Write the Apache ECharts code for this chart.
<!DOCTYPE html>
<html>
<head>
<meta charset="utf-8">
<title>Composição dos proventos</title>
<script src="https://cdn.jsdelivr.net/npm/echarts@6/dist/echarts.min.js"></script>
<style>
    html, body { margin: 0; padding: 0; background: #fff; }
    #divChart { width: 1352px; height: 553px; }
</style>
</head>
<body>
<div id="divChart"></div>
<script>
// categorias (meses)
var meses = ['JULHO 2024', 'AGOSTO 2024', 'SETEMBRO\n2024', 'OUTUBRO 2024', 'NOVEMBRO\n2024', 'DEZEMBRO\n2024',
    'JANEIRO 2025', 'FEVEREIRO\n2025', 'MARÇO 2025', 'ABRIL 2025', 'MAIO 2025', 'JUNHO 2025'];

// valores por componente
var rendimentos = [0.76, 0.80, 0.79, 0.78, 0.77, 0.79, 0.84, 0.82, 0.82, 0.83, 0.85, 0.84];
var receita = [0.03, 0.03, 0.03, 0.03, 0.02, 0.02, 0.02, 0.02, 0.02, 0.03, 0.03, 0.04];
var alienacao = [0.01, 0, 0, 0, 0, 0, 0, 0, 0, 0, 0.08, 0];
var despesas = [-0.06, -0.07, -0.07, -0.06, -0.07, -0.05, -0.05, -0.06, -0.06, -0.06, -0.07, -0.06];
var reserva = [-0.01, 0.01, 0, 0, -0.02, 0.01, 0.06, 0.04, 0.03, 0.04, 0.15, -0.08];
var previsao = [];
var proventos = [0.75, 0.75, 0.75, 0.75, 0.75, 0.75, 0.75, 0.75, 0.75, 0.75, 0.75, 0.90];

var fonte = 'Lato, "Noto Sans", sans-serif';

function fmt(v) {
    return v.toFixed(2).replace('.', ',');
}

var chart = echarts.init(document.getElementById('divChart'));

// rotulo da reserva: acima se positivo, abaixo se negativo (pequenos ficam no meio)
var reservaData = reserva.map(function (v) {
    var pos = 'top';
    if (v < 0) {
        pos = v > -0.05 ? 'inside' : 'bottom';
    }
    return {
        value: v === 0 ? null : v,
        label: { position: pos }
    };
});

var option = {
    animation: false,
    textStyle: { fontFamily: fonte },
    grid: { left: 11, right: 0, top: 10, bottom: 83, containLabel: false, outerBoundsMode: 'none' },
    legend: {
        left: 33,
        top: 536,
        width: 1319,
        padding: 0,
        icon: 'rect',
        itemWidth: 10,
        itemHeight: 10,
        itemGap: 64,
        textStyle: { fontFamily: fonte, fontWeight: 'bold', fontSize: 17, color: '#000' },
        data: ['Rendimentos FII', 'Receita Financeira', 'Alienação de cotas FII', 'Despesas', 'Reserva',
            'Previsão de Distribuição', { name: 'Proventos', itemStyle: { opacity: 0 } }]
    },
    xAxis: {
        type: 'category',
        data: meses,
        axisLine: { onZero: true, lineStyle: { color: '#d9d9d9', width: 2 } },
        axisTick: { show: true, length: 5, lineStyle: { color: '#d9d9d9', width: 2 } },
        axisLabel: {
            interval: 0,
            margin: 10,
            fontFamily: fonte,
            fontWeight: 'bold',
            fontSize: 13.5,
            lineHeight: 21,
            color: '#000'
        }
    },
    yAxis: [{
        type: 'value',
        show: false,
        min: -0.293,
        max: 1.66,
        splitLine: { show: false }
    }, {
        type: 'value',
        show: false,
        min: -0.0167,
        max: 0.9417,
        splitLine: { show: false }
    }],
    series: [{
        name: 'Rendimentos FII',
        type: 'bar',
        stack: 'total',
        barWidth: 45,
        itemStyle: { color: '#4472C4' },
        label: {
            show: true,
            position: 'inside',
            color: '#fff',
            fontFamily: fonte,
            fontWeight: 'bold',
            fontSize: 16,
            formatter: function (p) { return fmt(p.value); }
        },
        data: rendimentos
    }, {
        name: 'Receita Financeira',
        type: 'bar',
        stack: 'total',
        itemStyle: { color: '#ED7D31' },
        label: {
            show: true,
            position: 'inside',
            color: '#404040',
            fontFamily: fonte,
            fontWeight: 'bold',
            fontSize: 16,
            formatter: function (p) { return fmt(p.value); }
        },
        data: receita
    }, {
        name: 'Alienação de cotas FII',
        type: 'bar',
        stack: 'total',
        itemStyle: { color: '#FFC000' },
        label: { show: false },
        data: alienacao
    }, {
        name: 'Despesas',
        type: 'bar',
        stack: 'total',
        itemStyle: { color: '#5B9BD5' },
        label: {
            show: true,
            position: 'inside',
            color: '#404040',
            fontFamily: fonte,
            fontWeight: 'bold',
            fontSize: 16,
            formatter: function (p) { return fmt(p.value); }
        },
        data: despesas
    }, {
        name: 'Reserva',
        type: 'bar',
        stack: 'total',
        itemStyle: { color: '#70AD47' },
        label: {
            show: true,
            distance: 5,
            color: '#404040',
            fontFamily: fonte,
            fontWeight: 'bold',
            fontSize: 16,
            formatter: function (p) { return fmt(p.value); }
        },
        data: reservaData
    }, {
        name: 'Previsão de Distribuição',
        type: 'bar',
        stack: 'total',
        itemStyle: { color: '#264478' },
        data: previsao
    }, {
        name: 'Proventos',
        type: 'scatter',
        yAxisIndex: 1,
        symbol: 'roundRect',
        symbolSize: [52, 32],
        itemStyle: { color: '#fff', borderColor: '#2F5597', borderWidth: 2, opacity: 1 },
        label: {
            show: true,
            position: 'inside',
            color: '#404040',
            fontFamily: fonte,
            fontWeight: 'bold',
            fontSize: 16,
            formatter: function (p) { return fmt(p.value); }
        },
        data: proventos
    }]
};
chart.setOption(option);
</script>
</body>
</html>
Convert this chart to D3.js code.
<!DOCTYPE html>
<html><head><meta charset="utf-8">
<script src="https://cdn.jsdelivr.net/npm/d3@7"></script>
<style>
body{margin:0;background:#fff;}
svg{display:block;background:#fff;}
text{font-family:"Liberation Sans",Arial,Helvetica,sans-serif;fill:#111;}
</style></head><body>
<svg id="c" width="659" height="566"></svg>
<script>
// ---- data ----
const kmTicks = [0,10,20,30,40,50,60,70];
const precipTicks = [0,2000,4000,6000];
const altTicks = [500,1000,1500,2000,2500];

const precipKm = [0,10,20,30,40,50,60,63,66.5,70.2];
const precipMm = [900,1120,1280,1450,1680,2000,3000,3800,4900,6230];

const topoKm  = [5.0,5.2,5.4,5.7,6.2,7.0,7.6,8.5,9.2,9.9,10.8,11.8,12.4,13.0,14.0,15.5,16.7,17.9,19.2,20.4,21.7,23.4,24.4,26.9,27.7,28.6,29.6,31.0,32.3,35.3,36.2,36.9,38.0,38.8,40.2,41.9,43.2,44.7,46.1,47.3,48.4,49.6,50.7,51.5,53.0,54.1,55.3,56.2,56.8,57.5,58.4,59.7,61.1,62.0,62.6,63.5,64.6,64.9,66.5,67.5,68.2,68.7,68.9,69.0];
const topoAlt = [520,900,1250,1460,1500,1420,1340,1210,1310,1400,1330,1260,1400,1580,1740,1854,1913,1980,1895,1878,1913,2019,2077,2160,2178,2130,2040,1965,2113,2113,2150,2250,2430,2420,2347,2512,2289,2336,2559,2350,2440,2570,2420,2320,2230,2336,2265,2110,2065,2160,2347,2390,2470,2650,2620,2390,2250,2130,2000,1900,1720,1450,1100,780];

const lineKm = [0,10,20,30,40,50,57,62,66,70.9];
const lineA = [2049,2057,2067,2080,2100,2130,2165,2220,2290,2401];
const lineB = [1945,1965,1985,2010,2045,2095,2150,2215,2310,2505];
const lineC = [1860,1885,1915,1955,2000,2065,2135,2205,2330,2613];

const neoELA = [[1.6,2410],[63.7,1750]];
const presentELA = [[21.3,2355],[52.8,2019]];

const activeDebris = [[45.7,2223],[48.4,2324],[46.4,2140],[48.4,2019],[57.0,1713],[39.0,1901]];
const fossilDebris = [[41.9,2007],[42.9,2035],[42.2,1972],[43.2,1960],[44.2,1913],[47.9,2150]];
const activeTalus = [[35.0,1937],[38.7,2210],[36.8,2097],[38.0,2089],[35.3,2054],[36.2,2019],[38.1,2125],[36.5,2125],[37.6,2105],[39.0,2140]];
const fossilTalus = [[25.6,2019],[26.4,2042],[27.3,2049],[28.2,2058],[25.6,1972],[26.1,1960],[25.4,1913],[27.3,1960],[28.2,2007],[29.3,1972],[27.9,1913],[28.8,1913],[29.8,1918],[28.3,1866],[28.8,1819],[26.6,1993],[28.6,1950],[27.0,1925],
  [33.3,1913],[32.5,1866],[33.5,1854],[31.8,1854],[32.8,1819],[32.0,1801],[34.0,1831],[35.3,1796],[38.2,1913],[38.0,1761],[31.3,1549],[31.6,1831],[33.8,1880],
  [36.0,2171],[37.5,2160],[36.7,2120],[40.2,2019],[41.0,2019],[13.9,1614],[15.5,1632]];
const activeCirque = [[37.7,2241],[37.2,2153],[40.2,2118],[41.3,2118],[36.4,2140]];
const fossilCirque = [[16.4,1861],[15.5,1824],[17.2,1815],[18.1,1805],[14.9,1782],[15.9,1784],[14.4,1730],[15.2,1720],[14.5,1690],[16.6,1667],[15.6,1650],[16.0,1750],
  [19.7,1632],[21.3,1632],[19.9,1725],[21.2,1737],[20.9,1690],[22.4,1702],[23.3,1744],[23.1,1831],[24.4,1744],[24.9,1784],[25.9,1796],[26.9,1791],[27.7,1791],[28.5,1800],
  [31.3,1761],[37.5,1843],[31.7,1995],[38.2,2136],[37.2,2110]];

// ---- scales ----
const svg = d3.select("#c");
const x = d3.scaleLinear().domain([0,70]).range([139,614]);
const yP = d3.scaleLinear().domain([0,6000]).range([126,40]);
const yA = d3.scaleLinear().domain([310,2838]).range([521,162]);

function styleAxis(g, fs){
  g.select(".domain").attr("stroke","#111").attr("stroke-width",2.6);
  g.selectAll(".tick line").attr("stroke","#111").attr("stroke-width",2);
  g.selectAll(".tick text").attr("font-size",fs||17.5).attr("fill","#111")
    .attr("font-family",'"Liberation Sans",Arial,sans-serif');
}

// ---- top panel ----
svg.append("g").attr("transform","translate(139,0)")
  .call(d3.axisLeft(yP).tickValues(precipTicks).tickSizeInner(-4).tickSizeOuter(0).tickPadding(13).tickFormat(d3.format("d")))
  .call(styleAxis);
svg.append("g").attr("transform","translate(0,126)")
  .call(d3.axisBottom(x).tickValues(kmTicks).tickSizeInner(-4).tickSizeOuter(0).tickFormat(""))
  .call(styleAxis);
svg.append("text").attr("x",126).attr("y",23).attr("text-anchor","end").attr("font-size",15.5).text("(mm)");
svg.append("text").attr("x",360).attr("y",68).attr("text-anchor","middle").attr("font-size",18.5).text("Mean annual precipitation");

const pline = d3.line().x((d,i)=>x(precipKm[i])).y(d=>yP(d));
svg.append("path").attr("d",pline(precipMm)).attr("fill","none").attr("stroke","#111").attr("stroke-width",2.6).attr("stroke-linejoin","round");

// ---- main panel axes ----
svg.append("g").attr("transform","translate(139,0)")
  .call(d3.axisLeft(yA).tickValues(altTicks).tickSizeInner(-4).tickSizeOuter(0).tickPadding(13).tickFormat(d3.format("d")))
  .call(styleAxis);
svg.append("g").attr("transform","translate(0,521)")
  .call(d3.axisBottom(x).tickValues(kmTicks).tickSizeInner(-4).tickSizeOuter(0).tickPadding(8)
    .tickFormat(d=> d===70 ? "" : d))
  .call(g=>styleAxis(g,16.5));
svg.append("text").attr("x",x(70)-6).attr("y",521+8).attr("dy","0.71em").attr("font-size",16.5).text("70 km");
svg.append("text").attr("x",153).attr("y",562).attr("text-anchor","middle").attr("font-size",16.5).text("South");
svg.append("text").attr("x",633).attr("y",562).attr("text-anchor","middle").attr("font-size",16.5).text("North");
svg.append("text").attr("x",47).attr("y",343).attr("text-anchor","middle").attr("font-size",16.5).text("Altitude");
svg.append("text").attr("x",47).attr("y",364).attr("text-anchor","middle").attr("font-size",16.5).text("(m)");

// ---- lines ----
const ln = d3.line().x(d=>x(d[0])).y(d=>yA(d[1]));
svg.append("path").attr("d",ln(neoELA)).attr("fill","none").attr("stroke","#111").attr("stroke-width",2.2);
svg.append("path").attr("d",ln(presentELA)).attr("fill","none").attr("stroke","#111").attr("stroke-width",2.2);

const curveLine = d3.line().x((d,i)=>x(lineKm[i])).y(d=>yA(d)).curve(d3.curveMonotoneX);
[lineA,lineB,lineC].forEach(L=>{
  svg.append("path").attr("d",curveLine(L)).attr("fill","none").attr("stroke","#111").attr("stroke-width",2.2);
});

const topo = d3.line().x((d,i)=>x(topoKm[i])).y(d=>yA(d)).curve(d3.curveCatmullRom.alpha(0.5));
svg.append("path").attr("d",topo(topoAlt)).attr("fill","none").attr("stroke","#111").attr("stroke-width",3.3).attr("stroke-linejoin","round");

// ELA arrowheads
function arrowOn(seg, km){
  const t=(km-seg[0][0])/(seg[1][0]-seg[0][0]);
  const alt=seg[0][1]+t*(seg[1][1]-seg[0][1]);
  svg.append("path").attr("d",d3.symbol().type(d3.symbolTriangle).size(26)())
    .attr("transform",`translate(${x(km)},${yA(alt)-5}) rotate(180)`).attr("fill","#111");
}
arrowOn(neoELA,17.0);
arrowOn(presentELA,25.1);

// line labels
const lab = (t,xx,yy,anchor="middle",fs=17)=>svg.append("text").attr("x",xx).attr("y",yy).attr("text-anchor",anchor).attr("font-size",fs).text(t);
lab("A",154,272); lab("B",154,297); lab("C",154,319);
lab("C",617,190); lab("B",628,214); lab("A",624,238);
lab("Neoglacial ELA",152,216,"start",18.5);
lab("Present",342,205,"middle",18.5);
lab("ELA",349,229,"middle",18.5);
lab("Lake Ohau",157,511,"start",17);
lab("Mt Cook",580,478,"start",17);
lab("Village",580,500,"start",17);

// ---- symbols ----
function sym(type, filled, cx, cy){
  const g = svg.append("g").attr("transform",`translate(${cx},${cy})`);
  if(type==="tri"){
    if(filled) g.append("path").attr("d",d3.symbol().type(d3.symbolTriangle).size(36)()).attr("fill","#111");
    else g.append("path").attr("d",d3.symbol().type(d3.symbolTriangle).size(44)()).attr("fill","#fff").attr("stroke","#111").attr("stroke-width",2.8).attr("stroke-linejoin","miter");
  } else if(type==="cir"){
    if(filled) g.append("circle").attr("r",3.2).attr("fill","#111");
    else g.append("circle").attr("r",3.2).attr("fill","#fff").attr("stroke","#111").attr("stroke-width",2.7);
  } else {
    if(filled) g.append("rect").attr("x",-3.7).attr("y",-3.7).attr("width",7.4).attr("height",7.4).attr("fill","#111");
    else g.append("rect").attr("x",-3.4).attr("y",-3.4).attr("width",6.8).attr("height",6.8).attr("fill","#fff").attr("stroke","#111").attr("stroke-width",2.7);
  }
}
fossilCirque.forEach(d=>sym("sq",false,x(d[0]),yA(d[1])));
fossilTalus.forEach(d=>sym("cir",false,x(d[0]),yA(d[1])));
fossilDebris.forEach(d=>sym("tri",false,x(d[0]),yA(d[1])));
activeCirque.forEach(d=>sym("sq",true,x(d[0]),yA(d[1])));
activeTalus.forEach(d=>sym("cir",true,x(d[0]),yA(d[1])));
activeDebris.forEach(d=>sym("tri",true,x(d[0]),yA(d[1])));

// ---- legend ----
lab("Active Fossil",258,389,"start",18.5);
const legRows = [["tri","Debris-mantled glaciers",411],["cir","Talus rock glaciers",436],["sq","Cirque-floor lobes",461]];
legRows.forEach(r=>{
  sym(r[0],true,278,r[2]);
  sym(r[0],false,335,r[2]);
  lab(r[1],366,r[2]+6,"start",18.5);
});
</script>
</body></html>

- [WHAT TO WORK ON]:
Look through the records and gather every line containing "code".

- [ANSWER TO THIS EXERCISE]:
Write the Apache ECharts code for this chart.
Convert this chart to D3.js code.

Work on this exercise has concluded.